Thinking about “ choice”
So, recently we all saw, heard or participated in a bit of
hullaballoo about the Fifty Shades of Gray film.
I won’t dissect the books and movie here except to say it is
a story of abuse, control, gaslighting (look that one up if you don’t know it),
mind games, manipulation and false views of love, intimacy, choice and
consent. As one reviewer said, “If
[the male protagonist/abuser] lived in a shack instead of a penthouse, this
wouldn’t be a feature film, it’d be a plot for Criminal Minds!”
Some brilliant somebody suggested that, instead of paying $
to see porn masquerading as story, we all boycott the flick and donate to our
local domestic violence shelter instead.
I cheered. Good
idea!
Then, something happened that really threw me off the
bridge. A Christian leader I
respect - who recently risked a lot to write a book confronting traditional evangelical
views barring women from positions of leadership in the Church - posted on his
Facebook page the
suggestion that
people not donate to domestic violence shelters but INSTEAD to ministries
fighting sex trafficking. Why? Because, he wrote, trafficked women “don’t have
any choice.”
I read the words. Twice. I realized I wasn’t breathing. I
felt shocked. As if I had been slapped.
I took a mental step backward. Perhaps this Christian leader
didn’t fully understand what he was saying. Did he really believe that women
who experienced domestic violence CHOOSE to be abused?
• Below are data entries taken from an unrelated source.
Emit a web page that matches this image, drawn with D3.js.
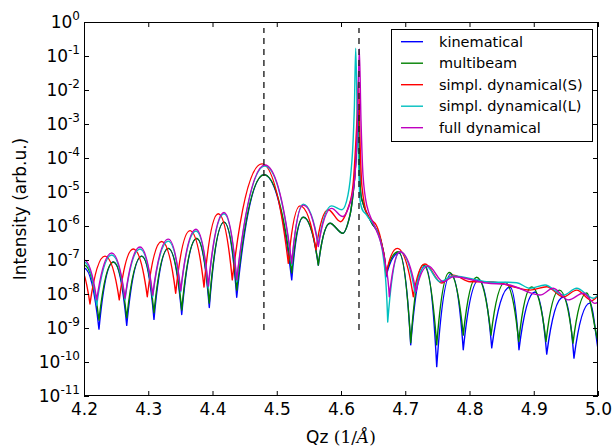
<!DOCTYPE html>
<html><head><meta charset="utf-8">
<script src="https://cdn.jsdelivr.net/npm/d3@7"></script>
<style>body{margin:0;background:#fff} svg{display:block} text{font-family:"DejaVu Sans",sans-serif}</style>
</head><body><svg id="c" width="612" height="448"></svg>
<script>
// ---------- data ----------
const seriesNames = ["kinematical", "multibeam", "simpl. dynamical(S)", "simpl. dynamical(L)", "full dynamical"];

const qKin = [4.2, 4.2233, 4.2456, 4.2665, 4.2898, 4.3089, 4.3312, 4.3521, 4.3754, 4.3950, 4.4179, 4.4377, 4.4802, 4.5233, 4.5413, 4.5647, 4.5829, 4.6027, 4.6140, 4.6202, 4.6241, 4.6269, 4.6296, 4.6342, 4.6400, 4.6482, 4.6580, 4.6654, 4.6700, 4.6903, 4.7085, 4.7307, 4.7490, 4.7712, 4.7903, 4.8148, 4.8346, 4.8630, 4.8770, 4.9019, 4.9202, 4.9460, 4.9626, 4.9875, 5.0054];
const iKin = [5.8e-8, 9.3e-10, 8.7e-8, 1.2e-9, 1.3e-7, 1.8e-9, 2.2e-7, 2.5e-9, 4.3e-7, 4.0e-9, 1.3e-6, 8.0e-9, 3.2e-5, 2.6e-8, 1.8e-6, 7.1e-8, 1.2e-6, 6.1e-7, 2.1e-6, 1.6e-5, 1.7e-4, 2.6e-3, 1.8e-5, 4.7e-6, 2.4e-6, 1.2e-6, 6.2e-7, 2.0e-7, 3.2e-8, 1.6e-7, 3.2e-10, 6.7e-8, 7.3e-11, 3.9e-8, 2.3e-10, 2.6e-8, 2.6e-10, 1.6e-8, 2.3e-10, 1.15e-8, 1.7e-10, 8.2e-9, 1.3e-10, 5.4e-9, 1.0e-10];

const qMulti = [4.2, 4.2233, 4.2456, 4.2665, 4.2898, 4.3089, 4.3312, 4.3521, 4.3754, 4.3950, 4.4179, 4.4377, 4.4802, 4.5233, 4.5413, 4.5647, 4.5829, 4.6027, 4.6140, 4.6202, 4.6241, 4.6269, 4.6296, 4.6342, 4.6400, 4.6482, 4.6580, 4.6654, 4.6700, 4.6892, 4.7085, 4.7281, 4.7490, 4.7686, 4.7903, 4.8112, 4.8335, 4.8553, 4.8766, 4.8968, 4.9191, 4.9398, 4.9611, 4.9824, 5.0034];
const iMulti = [7.1e-8, 1.7e-9, 8.7e-8, 2.0e-9, 1.3e-7, 2.8e-9, 2.2e-7, 3.4e-9, 4.3e-7, 5.4e-9, 1.3e-6, 1.3e-8, 3.2e-5, 4.2e-8, 1.8e-6, 7.1e-8, 1.2e-6, 6.1e-7, 2.1e-6, 1.6e-5, 1.7e-4, 2.6e-3, 1.8e-5, 4.7e-6, 2.4e-6, 1.2e-6, 6.2e-7, 2.0e-7, 3.9e-8, 1.75e-7, 3.7e-10, 7.1e-8, 3.2e-10, 4.3e-8, 6.2e-10, 3.1e-8, 6.2e-10, 2.2e-8, 4.0e-10, 1.6e-8, 4.0e-10, 1.3e-8, 3.6e-10, 1.07e-8, 3.2e-10];

const qDynS = [4.1886, 4.2093, 4.2327, 4.2549, 4.2767, 4.2985, 4.3209, 4.3427, 4.3650, 4.3868, 4.4090, 4.4308, 4.4770, 4.5180, 4.5362, 4.5611, 4.5802, 4.5992, 4.6125, 4.6187, 4.6241, 4.6272, 4.6300, 4.6327, 4.6400, 4.6555, 4.6638, 4.6700, 4.6876, 4.7125, 4.7307, 4.7568, 4.7748, 4.8008, 4.8268, 4.8475, 4.8682, 4.8942, 4.9202, 4.9460, 4.9668, 4.9902, 5.0125];
const iDynS = [8.7e-8, 5.1e-9, 1.3e-7, 6.7e-9, 2.1e-7, 8.3e-9, 3.5e-7, 1.05e-8, 7.3e-7, 1.6e-8, 2.3e-6, 2.6e-8, 6.7e-5, 8.0e-8, 3.9e-6, 2.0e-7, 3.0e-6, 1.34e-6, 4.1e-6, 1.6e-5, 6.7e-4, 2.0e-2, 1.7e-4, 1.4e-5, 2.4e-6, 1.0e-6, 2.8e-7, 3.6e-8, 2.2e-7, 8.3e-9, 7.6e-8, 2.1e-8, 3.6e-8, 2.3e-8, 2.3e-8, 2.1e-8, 1.64e-8, 1.3e-8, 1.64e-8, 8.2e-9, 1.3e-8, 6.4e-9, 1.5e-8];

const qDynL = [4.2, 4.2198, 4.2431, 4.2638, 4.2872, 4.3069, 4.3312, 4.3505, 4.3743, 4.3935, 4.4179, 4.4377, 4.4817, 4.5233, 4.5413, 4.5647, 4.5855, 4.6016, 4.6109, 4.6171, 4.6207, 4.6229, 4.6251, 4.6272, 4.6296, 4.6400, 4.6555, 4.6658, 4.6727, 4.6918, 4.7152, 4.7323, 4.7541, 4.7748, 4.8268, 4.8735, 4.8942, 4.9175, 4.9460, 4.9668, 4.9927, 5.0125];
const iDynL = [8.7e-8, 4.7e-9, 1.4e-7, 6.7e-9, 2.1e-7, 8.2e-9, 3.6e-7, 1.15e-8, 7.1e-7, 1.5e-8, 2.3e-6, 2.3e-8, 5.8e-5, 7.1e-8, 4.4e-6, 2.8e-7, 3.9e-6, 3.0e-6, 8.2e-6, 8.7e-5, 2.6e-3, 0.17, 2.6e-3, 1.0e-4, 5.8e-6, 2.1e-6, 7.6e-7, 1.25e-7, 1.5e-9, 1.75e-7, 1.07e-8, 6.7e-8, 2.3e-8, 3.4e-8, 2.3e-8, 2.15e-8, 1.47e-8, 1.84e-8, 9.3e-9, 1.47e-8, 7.5e-9, 1.6e-8];

const qFull = [4.2, 4.2198, 4.2431, 4.2638, 4.2872, 4.3069, 4.3312, 4.3505, 4.3743, 4.3935, 4.4179, 4.4377, 4.4817, 4.5233, 4.5413, 4.5647, 4.5855, 4.6027, 4.6156, 4.6218, 4.6258, 4.6285, 4.6311, 4.6342, 4.6400, 4.6502, 4.6607, 4.6685, 4.6752, 4.6918, 4.7167, 4.7359, 4.7592, 4.7748, 4.8268, 4.8630, 4.9097, 4.9304, 4.9538, 4.9771, 4.9953, 5.0187];
const iFull = [1.0e-7, 6.7e-9, 1.6e-7, 7.5e-9, 2.4e-7, 9.3e-9, 4.1e-7, 1.25e-8, 8.0e-7, 1.7e-8, 2.5e-6, 2.6e-8, 6.2e-5, 8.0e-8, 4.1e-6, 2.5e-7, 3.3e-6, 1.9e-6, 5.8e-6, 3.2e-5, 1.3e-3, 0.16, 1.3e-3, 3.2e-5, 4.1e-6, 1.2e-6, 3.9e-7, 8.7e-8, 8.3e-9, 1.75e-7, 1.17e-8, 6.7e-8, 2.3e-8, 3.2e-8, 2.1e-8, 1.84e-8, 9.3e-9, 1.47e-8, 6.7e-9, 1.05e-8, 5.3e-9, 1.07e-8];

const braggQ = [4.48, 4.628];
const braggRange = [8.7e-10, 0.67];

const xTickValues = [4.2, 4.3, 4.4, 4.5, 4.6, 4.7, 4.8, 4.9, 5.0];
const xTickLabels = ["4.2", "4.3", "4.4", "4.5", "4.6", "4.7", "4.8", "4.9", "5.0"];
const yTickExponents = [0, -1, -2, -3, -4, -5, -6, -7, -8, -9, -10, -11];

// ---------- layout ----------
const W = 612, H = 448, L = 84, R = 598, T = 22, B = 396;
const colors = ["#0000ff", "#008000", "#ff0000", "#00bfbf", "#bf00bf"];

const x = d3.scaleLinear().domain([4.2, 5.0]).range([L, R]);
const y = d3.scaleLog().domain([1e-11, 1]).range([B, T]);

const svg = d3.select("#c");
svg.append("rect").attr("width", W).attr("height", H).attr("fill", "#fff");
svg.append("defs").append("clipPath").attr("id", "clip")
  .append("rect").attr("x", L).attr("y", T).attr("width", R - L).attr("height", B - T);

// curve: smooth arches with cusp-like deep minima (Hermite through the read points)
function archPath(pts) {
  const n = pts.length, mL = new Array(n), mR = new Array(n);
  for (let i = 0; i < n; i++) {
    if (i === 0 || i === n - 1) { mL[i] = mR[i] = 0; continue; }
    const [x0, y0] = pts[i - 1], [x1, y1] = pts[i], [x2, y2] = pts[i + 1];
    const sL = (y1 - y0) / (x1 - x0), sR = (y2 - y1) / (x2 - x1);
    if (y1 < y0 && y1 < y2) { mL[i] = mR[i] = 0; }
    else if (y1 > y0 && y1 > y2) {
      if (Math.min(y1 - y0, y1 - y2) > 18) { mL[i] = 2.2 * sL; mR[i] = 2.2 * sR; }
      else { mL[i] = mR[i] = 0; }
    } else {
      let s = (y2 - y0) / (x2 - x0);
      const lim = 3 * Math.min(Math.abs(sL), Math.abs(sR));
      if (Math.abs(s) > lim) s = Math.sign(s) * lim;
      mL[i] = mR[i] = s;
    }
  }
  const p = d3.path();
  p.moveTo(pts[0][0], pts[0][1]);
  for (let i = 0; i < n - 1; i++) {
    const [x0, y0] = pts[i], [x1, y1] = pts[i + 1], h = (x1 - x0) / 3;
    p.bezierCurveTo(x0 + h, y0 + mR[i] * h, x1 - h, y1 - mL[i + 1] * h, x1, y1);
  }
  return p.toString();
}

const series = [
  {q: qKin, I: iKin}, {q: qMulti, I: iMulti}, {q: qDynS, I: iDynS},
  {q: qDynL, I: iDynL}, {q: qFull, I: iFull}
];

const plot = svg.append("g").attr("clip-path", "url(#clip)");
series.forEach((s, k) => {
  const pts = s.q.map((q, i) => [x(q), y(s.I[i])]);
  plot.append("path").attr("d", archPath(pts))
    .attr("fill", "none").attr("stroke", colors[k]).attr("stroke-width", 1.4)
    .attr("stroke-linejoin", "round");
});

// dashed Bragg markers
svg.selectAll("line.bragg").data(braggQ).enter().append("line")
  .attr("x1", d => x(d)).attr("x2", d => x(d))
  .attr("y1", y(braggRange[0])).attr("y2", y(braggRange[1]))
  .attr("stroke", "#222").attr("stroke-width", 1.4).attr("stroke-dasharray", "6,5");

// axes with inward ticks on all four sides
function styleAxis(g) { g.select(".domain").remove(); g.selectAll(".tick line").attr("stroke", "#000"); }
svg.append("g").attr("transform", `translate(0,${B})`)
  .call(d3.axisBottom(x).tickValues(xTickValues).tickFormat((d, i) => xTickLabels[i]).tickSize(-5).tickPadding(7))
  .call(styleAxis)
  .call(g => g.selectAll("text").attr("font-size", 17).attr("font-family", "DejaVu Sans").attr("fill", "#000"));
svg.append("g").attr("transform", `translate(0,${T})`)
  .call(d3.axisTop(x).tickValues(xTickValues).tickFormat("").tickSize(-5)).call(styleAxis);
const yTickVals = yTickExponents.map(e => Math.pow(10, e));
svg.append("g").attr("transform", `translate(${L},0)`)
  .call(d3.axisLeft(y).tickValues(yTickVals).tickFormat("").tickSize(-5)).call(styleAxis);
svg.append("g").attr("transform", `translate(${R},0)`)
  .call(d3.axisRight(y).tickValues(yTickVals).tickFormat("").tickSize(-5)).call(styleAxis);

// y tick labels with superscripts
yTickExponents.forEach(e => {
  const t = svg.append("text").attr("x", L - 4).attr("y", y(Math.pow(10, e)) + 6)
    .attr("text-anchor", "end").attr("font-size", 17).attr("fill", "#000");
  t.append("tspan").text("10");
  t.append("tspan").attr("dy", -8).attr("font-size", 12).text(String(e));
});

// frame
svg.append("rect").attr("x", L + 0.5).attr("y", T + 0.5).attr("width", R - L - 1).attr("height", B - T - 1)
  .attr("fill", "none").attr("stroke", "#000").attr("stroke-width", 1);

// axis titles
svg.append("text").attr("transform", "translate(26,209) rotate(-90)").attr("text-anchor", "middle")
  .attr("font-size", 17).attr("fill", "#000").text("Intensity (arb.u.)");
const xl = svg.append("text").attr("x", 341).attr("y", 443).attr("text-anchor", "middle")
  .attr("font-size", 17).attr("fill", "#000");
xl.append("tspan").text("Qz ");
xl.append("tspan").attr("font-family", "DejaVu Serif").text("(1/");
xl.append("tspan").attr("font-family", "DejaVu Serif").attr("font-style", "italic").text("Å");
xl.append("tspan").attr("font-family", "DejaVu Serif").text(")");

// legend
const lg = svg.append("g");
lg.append("rect").attr("x", 391.5).attr("y", 29.5).attr("width", 201).attr("height", 112)
  .attr("fill", "#fff").attr("stroke", "#000").attr("stroke-width", 1);
seriesNames.forEach((name, i) => {
  const yy = 41.7 + i * 21.5;
  lg.append("line").attr("x1", 401).attr("x2", 423).attr("y1", yy).attr("y2", yy)
    .attr("stroke", colors[i]).attr("stroke-width", 1.4);
  lg.append("text").attr("x", 439).attr("y", yy).attr("dy", "0.36em")
    .attr("font-size", 14.5).attr("fill", "#000").text(name);
});
</script>
</body></html>
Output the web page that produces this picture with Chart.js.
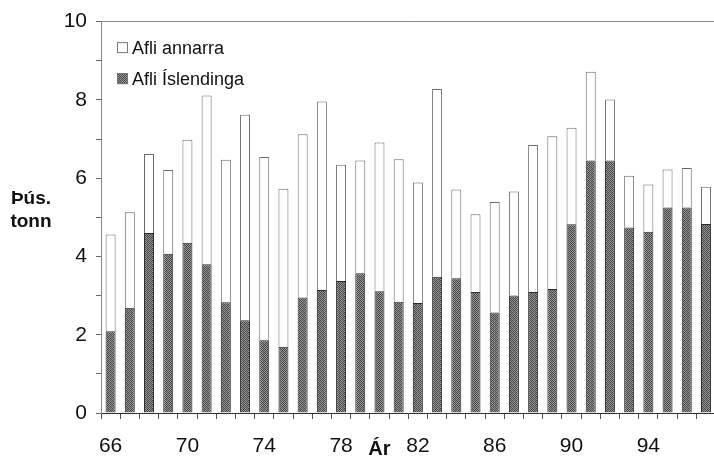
<!DOCTYPE html>
<html>
<head>
<meta charset="utf-8">
<script src="https://cdn.jsdelivr.net/npm/chart.js@4"></script>
<style>
  html, body { margin: 0; padding: 0; background: #fff; overflow: hidden; }
  #wrap { width: 714px; height: 461px; overflow: hidden; }
</style>
</head>
<body>
<div id="wrap"><canvas id="aflaChart" width="721" height="461"></canvas></div>
<script>
// Ár (1966-1997)
const years = ['66','67','68','69','70','71','72','73','74','75','76','77','78','79','80','81',
               '82','83','84','85','86','87','88','89','90','91','92','93','94','95','96','97'];
// þús. tonn
const afliIslendinga = [2.09, 2.69, 4.60, 4.07, 4.35, 3.80, 2.83, 2.37, 1.86, 1.69, 2.95, 3.14, 3.37, 3.57, 3.11, 2.84,
                        2.81, 3.48, 3.44, 3.09, 2.57, 3.00, 3.09, 3.17, 4.82, 6.45, 6.45, 4.74, 4.63, 5.25, 5.25, 4.83];
const afliAnnarra = [2.47, 2.44, 2.02, 2.14, 2.63, 4.31, 3.64, 5.25, 4.68, 4.04, 4.17, 4.82, 2.97, 2.88, 3.80, 3.64,
                     3.08, 4.80, 2.27, 1.99, 2.82, 2.66, 3.76, 3.90, 2.47, 2.27, 1.56, 1.32, 1.21, 0.97, 1.01, 0.95];
const xTickLabels = ['66','70','74','78','82','86','90','94'];
const yTickLabels = [0, 2, 4, 6, 8, 10];

const FONT = "'Liberation Sans', Arial, sans-serif";

// speckled grey fill like the printed original
function makeDither() {
    var c = document.createElement('canvas');
    c.width = 4; c.height = 4;
    var g = c.getContext('2d');
    var shades = [
        ['#3c3c3c','#9c9c9c','#555','#8a8a8a'],
        ['#8e8e8e','#4a4a4a','#a4a4a4','#404040'],
        ['#505050','#969696','#3e3e3e','#939393'],
        ['#a0a0a0','#464646','#888','#4e4e4e']
    ];
    for (var y = 0; y < 4; y++) {
        for (var x = 0; x < 4; x++) {
            g.fillStyle = shades[y][x];
            g.fillRect(x, y, 1, 1);
        }
    }
    return g.createPattern(c, 'repeat');
}
const darkFill = makeDither();

// legend inside the plot + the unrotated axis titles
const extras = {
    id: 'extras',
    afterDraw(chart) {
        var ctx = chart.ctx;
        var area = chart.chartArea;
        ctx.save();

        // legend (top series first)
        var items = chart.data.datasets.slice().reverse();
        ctx.font = '18px ' + FONT;
        ctx.textBaseline = 'middle';
        ctx.textAlign = 'left';
        items.forEach(function (ds, i) {
            var cy = area.top + 26 + i * 31;
            var bx = area.left + 16;
            ctx.fillStyle = ds.backgroundColor;
            ctx.fillRect(bx, cy - 5.5, 11, 11);
            ctx.strokeStyle = '#777';
            ctx.lineWidth = 1;
            ctx.strokeRect(bx + 0.5, cy - 5, 10, 10);
            ctx.fillStyle = '#111';
            ctx.fillText(ds.label, bx + 15, cy + 1);
        });

        // y title
        ctx.font = 'bold 19px ' + FONT;
        ctx.textAlign = 'center';
        ctx.fillStyle = '#111';
        ctx.fillText('Þús.', 31, 199);
        ctx.fillText('tonn', 31, 222);

        // x title
        ctx.font = 'bold 20px ' + FONT;
        var xs = chart.scales.x;
        ctx.fillText('Ár', xs.getPixelForValue(14), area.bottom + 36);
        ctx.restore();
    }
};

var ctx = document.getElementById('aflaChart').getContext('2d');
var chart = new Chart(ctx, {
    type: 'bar',
    data: {
        labels: years,
        datasets: [
            {
                label: 'Afli Íslendinga',
                data: afliIslendinga,
                backgroundColor: darkFill,
                borderColor: '#2a2a2a',
                borderWidth: 1
            },
            {
                label: 'Afli annarra',
                data: afliAnnarra,
                backgroundColor: '#ffffff',
                borderColor: '#6a6a6a',
                borderWidth: 1
            }
        ]
    },
    options: {
        responsive: false,
        animation: false,
        layout: { padding: { top: 21, right: 2, left: 0, bottom: 0 } },
        plugins: {
            legend: { display: false },
            tooltip: { enabled: false }
        },
        datasets: {
            bar: { categoryPercentage: 1.0, barPercentage: 0.52 }
        },
        scales: {
            x: {
                stacked: true,
                grid: {
                    drawOnChartArea: false,
                    tickLength: 6,
                    tickColor: '#555'
                },
                border: { color: '#333', width: 1 },
                ticks: {
                    autoSkip: false,
                    maxRotation: 0,
                    padding: 15,
                    color: '#111',
                    font: { family: FONT, size: 21 },
                    callback: function (v) {
                        var lab = this.getLabelForValue(v);
                        return xTickLabels.indexOf(lab) >= 0 ? lab : '';
                    }
                },
                afterFit: function (s) { s.height = 48; }
            },
            y: {
                stacked: true,
                min: 0,
                max: 10,
                grid: {
                    drawOnChartArea: true,
                    tickLength: 5,
                    tickColor: '#666',
                    color: function (c) { return c.tick && c.tick.value === 10 ? '#888' : 'rgba(0,0,0,0)'; }
                },
                border: { color: '#888', width: 1 },
                ticks: {
                    stepSize: 1,
                    padding: 9,
                    color: '#111',
                    font: { family: FONT, size: 21 },
                    callback: function (v) { return yTickLabels.indexOf(v) >= 0 ? v : ''; }
                },
                afterFit: function (s) { s.width = 101; }
            }
        }
    },
    plugins: [extras]
});
</script>
</body>
</html>
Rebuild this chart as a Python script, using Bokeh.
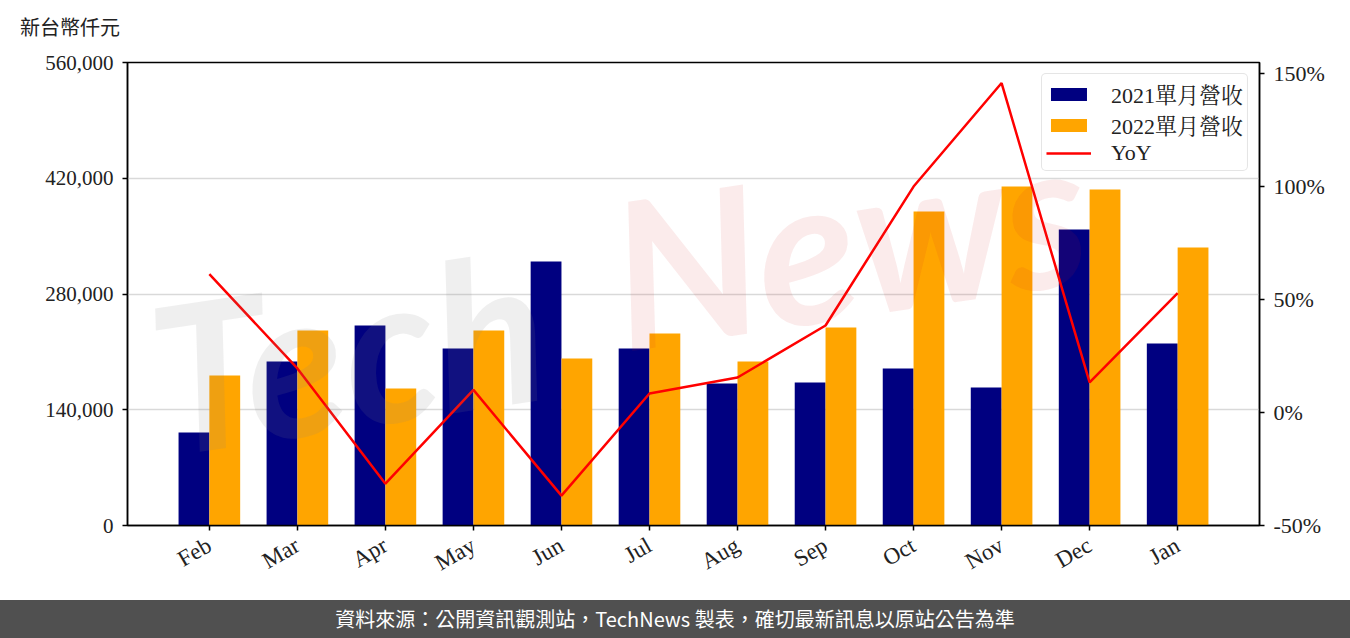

Yet, as I read and re-read his words I couldn’t understand
them any other way…he clearly communicated that donations would be better given
to anti-trafficking work than to domestic violence shelters. He suggested
donors could be certain no woman helped by a sex trafficking ministry had
“chosen” to be a victim. The
unspoken communication was, of course, that women in domestic violence shelters
may have chosen to be abused.
So, I need to write – and this writing and reading community
needs to dialogue – about choice. And consent. And women. And Domestic
Violence.
CHOICE is a decision freely made. Without coercion, force,
or fraud. Without fear and confusion, manipulation or control.
Choice must include:
*
viable, real options to choose between
* sufficient power that one’s decision has impact on the situation
* ABILITY to understand, evaluate, and choose between available options
* CAPACITY – emotional, spiritual, mental or intellectual – strength
* safety, access to survival resources (food, $$, shelter, protection)
* physical and emotional freedom to choose
* sufficient power that one’s decision has impact on the situation
* ABILITY to understand, evaluate, and choose between available options
* CAPACITY – emotional, spiritual, mental or intellectual – strength
* safety, access to survival resources (food, $$, shelter, protection)
* physical and emotional freedom to choose
I believe that, in the absence of any of these components, a
woman is not freely making a real choice. When abuse, coercion, threats or
emotional/mental manipulation create fear, loss of confidence, and loss of
identity, self-worth and value, real choice simply doesn’t happen.
“But she stayed” we often hear. I wonder if that idea influenced the Christian leader who
seems to believe trafficked women don’t “choose” but women in domestic violence
do?
A woman may stay in an abusive relationship. In reality, research
shows women who leave actually plan to
leave an average of 7 times before they either succeed, give up, or are
murdered. Why? Because leaving requires resources, confidence, money, safe
opportunity, and support – before, during and after. Many women CHOOSE to
leave, TRY to leave, and end up staying because they can’t get “everything”
together.
Women stay because they are afraid. They have reason to be
afraid because they have been battered, threatened, injured and controlled.
They fear their partner will harm, kidnap or kill them, their pets, family and
friends, or their children. Fear is not
choice.
They stay because they have been taught in church that
marriage is forever and they should go back, pray, and try again. Religious control is not choice.
They stay because they have no money, no job history, or
little education. They fear they can’t support themselves. Lack of survival resources is not choice.
They stay because they hope that maybe – this time – his
promises to change are true. Believing a
lie is not the same thing as choosing to be abused.
A dear, wise and beloved friend who escaped a physically and
emotionally abusive relationship says it was and is important to not see herself as a helpless victim.
She wrote, “I did make choices – not always good ones, but I made them.” What we both understood in the
resulting conversation was that she did choose
to try again….or to accept unacceptable behavior….or to believe his claims that
“it would never happen again.” She
did choose to stay until she finally chose to leave. However, what she never
chose was to be abused.
So, Fifty Shades of Gray has had its day. This week I heard
the first news story of a death resulting from some foolish person trying to
duplicate what he saw on the movie screen.
I hope Domestic Violence shelters saw an increase in
donations. I hope the leader I respect – and anyone else in need of “new
thinking” – comes to see choices and the women who make them with new eyes.